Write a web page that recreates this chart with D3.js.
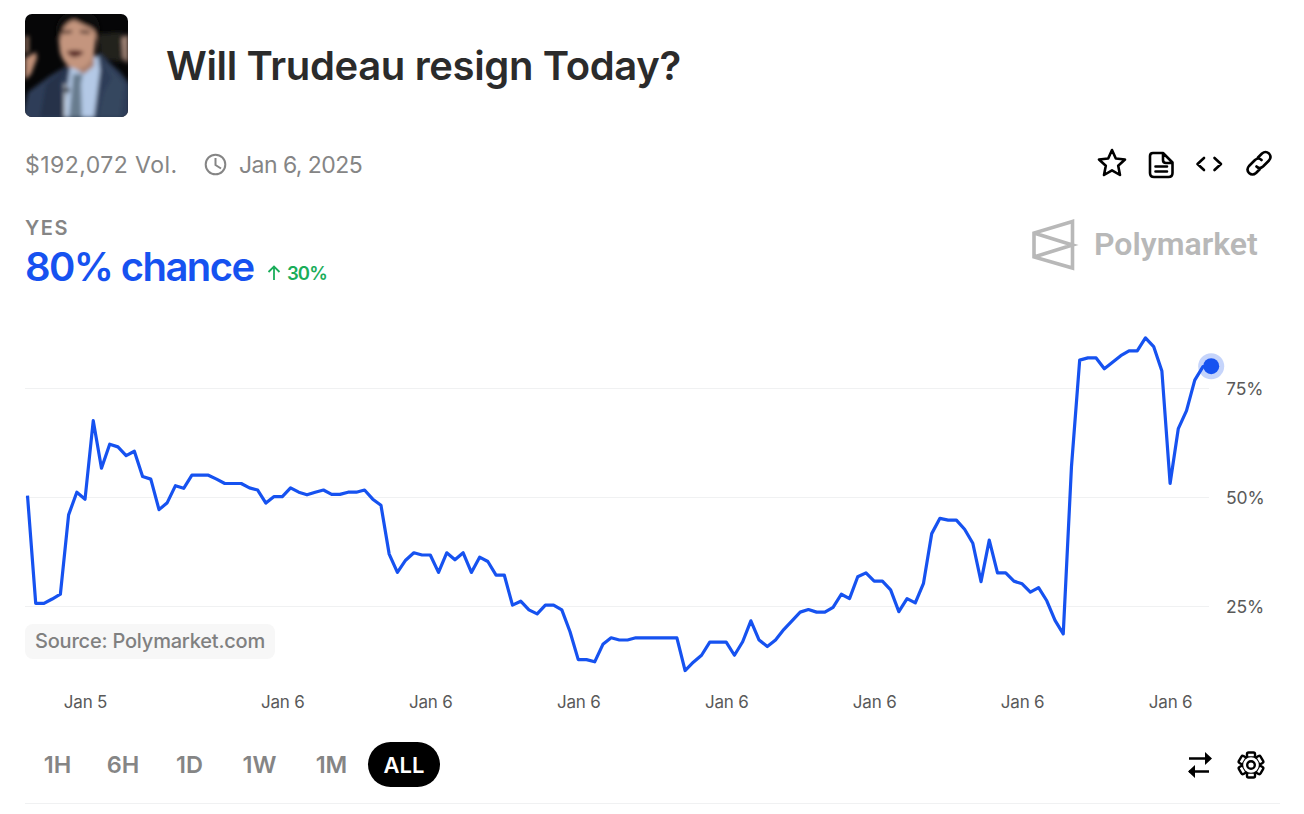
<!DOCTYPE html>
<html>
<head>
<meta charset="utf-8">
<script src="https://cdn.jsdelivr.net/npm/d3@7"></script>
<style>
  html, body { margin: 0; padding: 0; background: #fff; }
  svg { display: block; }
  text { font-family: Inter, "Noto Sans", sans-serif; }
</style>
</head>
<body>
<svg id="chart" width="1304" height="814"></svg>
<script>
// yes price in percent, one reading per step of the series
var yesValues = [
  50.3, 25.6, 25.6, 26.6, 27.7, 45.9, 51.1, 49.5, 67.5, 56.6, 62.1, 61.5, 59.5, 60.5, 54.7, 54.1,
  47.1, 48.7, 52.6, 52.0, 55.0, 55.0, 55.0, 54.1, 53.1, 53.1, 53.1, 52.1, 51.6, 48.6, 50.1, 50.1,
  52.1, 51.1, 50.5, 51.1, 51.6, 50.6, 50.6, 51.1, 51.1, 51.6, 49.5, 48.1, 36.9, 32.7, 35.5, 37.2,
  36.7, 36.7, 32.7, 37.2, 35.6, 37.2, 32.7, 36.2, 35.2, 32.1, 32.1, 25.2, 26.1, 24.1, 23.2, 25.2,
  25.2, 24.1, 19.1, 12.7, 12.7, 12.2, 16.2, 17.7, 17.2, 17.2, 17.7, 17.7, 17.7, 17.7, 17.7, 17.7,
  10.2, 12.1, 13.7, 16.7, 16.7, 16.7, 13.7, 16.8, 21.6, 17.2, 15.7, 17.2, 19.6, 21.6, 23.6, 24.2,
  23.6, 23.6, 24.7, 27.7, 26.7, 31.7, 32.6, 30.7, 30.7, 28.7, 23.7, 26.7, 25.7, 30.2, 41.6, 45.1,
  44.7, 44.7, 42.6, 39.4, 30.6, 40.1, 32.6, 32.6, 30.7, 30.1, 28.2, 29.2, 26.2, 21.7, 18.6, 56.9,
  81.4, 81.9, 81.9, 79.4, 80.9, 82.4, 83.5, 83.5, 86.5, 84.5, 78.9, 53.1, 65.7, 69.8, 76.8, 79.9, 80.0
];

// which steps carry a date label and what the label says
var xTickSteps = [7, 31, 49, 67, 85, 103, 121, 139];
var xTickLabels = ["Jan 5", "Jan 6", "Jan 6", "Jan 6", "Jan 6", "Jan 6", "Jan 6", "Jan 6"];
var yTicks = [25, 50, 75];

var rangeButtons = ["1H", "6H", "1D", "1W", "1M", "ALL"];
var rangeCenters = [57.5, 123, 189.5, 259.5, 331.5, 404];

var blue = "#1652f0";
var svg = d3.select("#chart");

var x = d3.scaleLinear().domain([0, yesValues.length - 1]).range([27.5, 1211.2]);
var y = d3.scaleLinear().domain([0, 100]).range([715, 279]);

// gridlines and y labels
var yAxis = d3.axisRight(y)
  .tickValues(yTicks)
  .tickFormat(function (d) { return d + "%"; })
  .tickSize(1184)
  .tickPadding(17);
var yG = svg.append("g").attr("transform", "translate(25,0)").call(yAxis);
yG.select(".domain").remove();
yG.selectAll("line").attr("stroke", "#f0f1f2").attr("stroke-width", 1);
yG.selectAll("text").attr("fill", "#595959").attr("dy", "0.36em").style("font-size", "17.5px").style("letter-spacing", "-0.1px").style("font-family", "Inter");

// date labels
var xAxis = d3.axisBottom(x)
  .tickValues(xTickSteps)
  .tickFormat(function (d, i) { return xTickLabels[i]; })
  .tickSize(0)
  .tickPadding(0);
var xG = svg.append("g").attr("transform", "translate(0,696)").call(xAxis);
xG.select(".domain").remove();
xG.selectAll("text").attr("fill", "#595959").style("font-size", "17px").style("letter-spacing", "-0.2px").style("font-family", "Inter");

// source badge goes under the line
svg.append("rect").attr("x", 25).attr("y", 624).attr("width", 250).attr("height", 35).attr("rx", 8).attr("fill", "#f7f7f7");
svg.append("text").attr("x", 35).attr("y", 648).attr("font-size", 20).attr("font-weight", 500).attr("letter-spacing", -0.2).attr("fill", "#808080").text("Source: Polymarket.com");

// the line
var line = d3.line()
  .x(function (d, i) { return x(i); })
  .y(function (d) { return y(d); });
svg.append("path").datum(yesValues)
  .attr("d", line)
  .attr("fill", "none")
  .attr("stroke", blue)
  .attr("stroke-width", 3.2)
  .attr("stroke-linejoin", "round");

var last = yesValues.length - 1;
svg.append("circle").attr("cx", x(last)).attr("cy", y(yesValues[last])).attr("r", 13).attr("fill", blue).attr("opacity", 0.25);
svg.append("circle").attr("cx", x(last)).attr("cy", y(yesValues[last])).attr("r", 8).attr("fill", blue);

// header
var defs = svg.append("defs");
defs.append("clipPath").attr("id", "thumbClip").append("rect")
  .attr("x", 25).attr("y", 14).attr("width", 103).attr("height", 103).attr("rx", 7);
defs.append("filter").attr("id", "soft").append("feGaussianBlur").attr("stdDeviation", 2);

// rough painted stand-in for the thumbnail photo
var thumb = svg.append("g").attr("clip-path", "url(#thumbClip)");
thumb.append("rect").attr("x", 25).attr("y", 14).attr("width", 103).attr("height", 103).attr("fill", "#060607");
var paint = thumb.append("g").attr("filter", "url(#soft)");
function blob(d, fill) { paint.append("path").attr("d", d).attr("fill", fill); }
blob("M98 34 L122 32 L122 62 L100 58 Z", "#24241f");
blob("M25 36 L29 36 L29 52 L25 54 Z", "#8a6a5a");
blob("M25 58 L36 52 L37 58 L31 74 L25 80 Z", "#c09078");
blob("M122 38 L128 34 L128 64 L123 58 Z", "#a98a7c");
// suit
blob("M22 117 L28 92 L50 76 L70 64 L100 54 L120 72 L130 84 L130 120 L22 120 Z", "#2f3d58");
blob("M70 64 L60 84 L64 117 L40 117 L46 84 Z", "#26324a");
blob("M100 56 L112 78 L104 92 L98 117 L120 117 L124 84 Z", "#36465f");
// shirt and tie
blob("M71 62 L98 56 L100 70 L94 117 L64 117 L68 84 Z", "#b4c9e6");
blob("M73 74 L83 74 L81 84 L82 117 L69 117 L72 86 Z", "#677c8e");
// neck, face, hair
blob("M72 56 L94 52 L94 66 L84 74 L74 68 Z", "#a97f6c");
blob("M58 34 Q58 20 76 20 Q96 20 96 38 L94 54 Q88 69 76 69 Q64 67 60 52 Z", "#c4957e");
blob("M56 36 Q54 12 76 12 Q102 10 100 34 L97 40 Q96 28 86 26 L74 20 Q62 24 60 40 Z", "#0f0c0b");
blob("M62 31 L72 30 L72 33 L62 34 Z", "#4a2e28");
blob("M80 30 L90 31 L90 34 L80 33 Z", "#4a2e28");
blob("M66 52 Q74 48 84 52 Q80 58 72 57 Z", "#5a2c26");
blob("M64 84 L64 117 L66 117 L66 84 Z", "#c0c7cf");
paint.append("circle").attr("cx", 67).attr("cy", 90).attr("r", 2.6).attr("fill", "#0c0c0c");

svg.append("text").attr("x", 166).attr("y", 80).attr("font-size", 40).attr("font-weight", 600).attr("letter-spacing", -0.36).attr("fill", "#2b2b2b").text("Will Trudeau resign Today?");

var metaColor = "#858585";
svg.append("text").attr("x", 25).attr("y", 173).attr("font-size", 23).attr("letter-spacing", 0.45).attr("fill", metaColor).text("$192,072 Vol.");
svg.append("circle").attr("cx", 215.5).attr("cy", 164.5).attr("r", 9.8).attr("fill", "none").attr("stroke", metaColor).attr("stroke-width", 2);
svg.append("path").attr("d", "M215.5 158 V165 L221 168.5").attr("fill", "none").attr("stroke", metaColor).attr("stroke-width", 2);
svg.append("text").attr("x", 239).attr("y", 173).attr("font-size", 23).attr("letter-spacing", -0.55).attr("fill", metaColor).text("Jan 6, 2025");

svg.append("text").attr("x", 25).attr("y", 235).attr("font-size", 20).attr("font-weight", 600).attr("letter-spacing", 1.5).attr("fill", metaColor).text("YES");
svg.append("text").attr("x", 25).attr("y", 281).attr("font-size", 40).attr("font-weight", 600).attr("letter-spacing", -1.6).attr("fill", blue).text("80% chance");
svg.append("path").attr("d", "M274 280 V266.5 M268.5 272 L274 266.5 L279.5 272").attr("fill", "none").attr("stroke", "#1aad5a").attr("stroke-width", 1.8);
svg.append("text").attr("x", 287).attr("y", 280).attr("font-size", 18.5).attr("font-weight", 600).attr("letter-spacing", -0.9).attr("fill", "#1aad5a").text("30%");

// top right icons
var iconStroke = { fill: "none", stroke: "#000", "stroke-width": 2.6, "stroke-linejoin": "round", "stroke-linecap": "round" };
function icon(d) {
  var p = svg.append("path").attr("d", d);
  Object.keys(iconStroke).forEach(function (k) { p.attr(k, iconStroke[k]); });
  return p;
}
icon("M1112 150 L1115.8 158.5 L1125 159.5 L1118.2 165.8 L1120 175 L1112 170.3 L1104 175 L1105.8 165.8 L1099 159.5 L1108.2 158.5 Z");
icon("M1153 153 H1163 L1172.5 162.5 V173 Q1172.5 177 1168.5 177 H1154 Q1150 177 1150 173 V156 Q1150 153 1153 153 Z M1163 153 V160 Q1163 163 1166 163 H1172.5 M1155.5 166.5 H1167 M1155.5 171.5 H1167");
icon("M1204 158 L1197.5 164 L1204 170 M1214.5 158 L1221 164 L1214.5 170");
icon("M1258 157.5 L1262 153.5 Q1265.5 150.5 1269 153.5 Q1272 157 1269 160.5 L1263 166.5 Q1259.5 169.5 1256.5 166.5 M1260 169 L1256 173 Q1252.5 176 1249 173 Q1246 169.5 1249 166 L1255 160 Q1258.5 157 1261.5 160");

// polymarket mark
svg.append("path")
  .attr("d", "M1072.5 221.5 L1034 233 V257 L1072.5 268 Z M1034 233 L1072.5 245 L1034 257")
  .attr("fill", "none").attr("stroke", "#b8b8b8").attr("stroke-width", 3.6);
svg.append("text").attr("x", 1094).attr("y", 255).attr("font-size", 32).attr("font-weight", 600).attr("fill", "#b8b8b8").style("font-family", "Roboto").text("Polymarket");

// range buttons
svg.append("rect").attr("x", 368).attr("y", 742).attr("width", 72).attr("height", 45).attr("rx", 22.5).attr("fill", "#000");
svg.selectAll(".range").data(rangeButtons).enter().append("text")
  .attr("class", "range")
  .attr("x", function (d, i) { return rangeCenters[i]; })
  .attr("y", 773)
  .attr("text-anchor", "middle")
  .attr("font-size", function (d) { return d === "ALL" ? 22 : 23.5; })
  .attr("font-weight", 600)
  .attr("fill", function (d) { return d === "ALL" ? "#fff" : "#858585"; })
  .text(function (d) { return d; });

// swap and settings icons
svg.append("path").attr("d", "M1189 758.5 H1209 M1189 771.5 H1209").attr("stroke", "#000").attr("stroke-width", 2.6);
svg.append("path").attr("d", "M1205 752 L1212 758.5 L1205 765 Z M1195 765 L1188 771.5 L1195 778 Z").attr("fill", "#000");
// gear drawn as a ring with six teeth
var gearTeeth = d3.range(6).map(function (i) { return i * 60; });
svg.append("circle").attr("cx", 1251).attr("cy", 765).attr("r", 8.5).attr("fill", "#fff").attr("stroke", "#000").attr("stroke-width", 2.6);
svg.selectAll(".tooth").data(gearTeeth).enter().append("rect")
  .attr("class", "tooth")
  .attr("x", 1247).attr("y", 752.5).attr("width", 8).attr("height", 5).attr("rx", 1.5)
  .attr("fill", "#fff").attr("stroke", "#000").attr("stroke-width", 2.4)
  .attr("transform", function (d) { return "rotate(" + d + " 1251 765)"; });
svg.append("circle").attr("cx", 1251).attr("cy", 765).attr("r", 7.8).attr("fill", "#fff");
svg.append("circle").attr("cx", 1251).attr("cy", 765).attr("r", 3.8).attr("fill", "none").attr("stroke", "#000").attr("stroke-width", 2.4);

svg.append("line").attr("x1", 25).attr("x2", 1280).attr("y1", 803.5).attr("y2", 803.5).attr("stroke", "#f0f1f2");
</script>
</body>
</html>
::::::
- Task brief
Repeat only what lies between the start of the data and the end of the line containing "var y = d3.scaleLinear().domain([0, 100]).range([715, 279]);", exactly, with pictures left out.

- Exercise solution
Write a web page that recreates this chart with D3.js.
<!DOCTYPE html>
<html>
<head>
<meta charset="utf-8">
<script src="https://cdn.jsdelivr.net/npm/d3@7"></script>
<style>
  html, body { margin: 0; padding: 0; background: #fff; }
  svg { display: block; }
  text { font-family: Inter, "Noto Sans", sans-serif; }
</style>
</head>
<body>
<svg id="chart" width="1304" height="814"></svg>
<script>
// yes price in percent, one reading per step of the series
var yesValues = [
  50.3, 25.6, 25.6, 26.6, 27.7, 45.9, 51.1, 49.5, 67.5, 56.6, 62.1, 61.5, 59.5, 60.5, 54.7, 54.1,
  47.1, 48.7, 52.6, 52.0, 55.0, 55.0, 55.0, 54.1, 53.1, 53.1, 53.1, 52.1, 51.6, 48.6, 50.1, 50.1,
  52.1, 51.1, 50.5, 51.1, 51.6, 50.6, 50.6, 51.1, 51.1, 51.6, 49.5, 48.1, 36.9, 32.7, 35.5, 37.2,
  36.7, 36.7, 32.7, 37.2, 35.6, 37.2, 32.7, 36.2, 35.2, 32.1, 32.1, 25.2, 26.1, 24.1, 23.2, 25.2,
  25.2, 24.1, 19.1, 12.7, 12.7, 12.2, 16.2, 17.7, 17.2, 17.2, 17.7, 17.7, 17.7, 17.7, 17.7, 17.7,
  10.2, 12.1, 13.7, 16.7, 16.7, 16.7, 13.7, 16.8, 21.6, 17.2, 15.7, 17.2, 19.6, 21.6, 23.6, 24.2,
  23.6, 23.6, 24.7, 27.7, 26.7, 31.7, 32.6, 30.7, 30.7, 28.7, 23.7, 26.7, 25.7, 30.2, 41.6, 45.1,
  44.7, 44.7, 42.6, 39.4, 30.6, 40.1, 32.6, 32.6, 30.7, 30.1, 28.2, 29.2, 26.2, 21.7, 18.6, 56.9,
  81.4, 81.9, 81.9, 79.4, 80.9, 82.4, 83.5, 83.5, 86.5, 84.5, 78.9, 53.1, 65.7, 69.8, 76.8, 79.9, 80.0
];

// which steps carry a date label and what the label says
var xTickSteps = [7, 31, 49, 67, 85, 103, 121, 139];
var xTickLabels = ["Jan 5", "Jan 6", "Jan 6", "Jan 6", "Jan 6", "Jan 6", "Jan 6", "Jan 6"];
var yTicks = [25, 50, 75];

var rangeButtons = ["1H", "6H", "1D", "1W", "1M", "ALL"];
var rangeCenters = [57.5, 123, 189.5, 259.5, 331.5, 404];

var blue = "#1652f0";
var svg = d3.select("#chart");

var x = d3.scaleLinear().domain([0, yesValues.length - 1]).range([27.5, 1211.2]);
var y = d3.scaleLinear().domain([0, 100]).range([715, 279]);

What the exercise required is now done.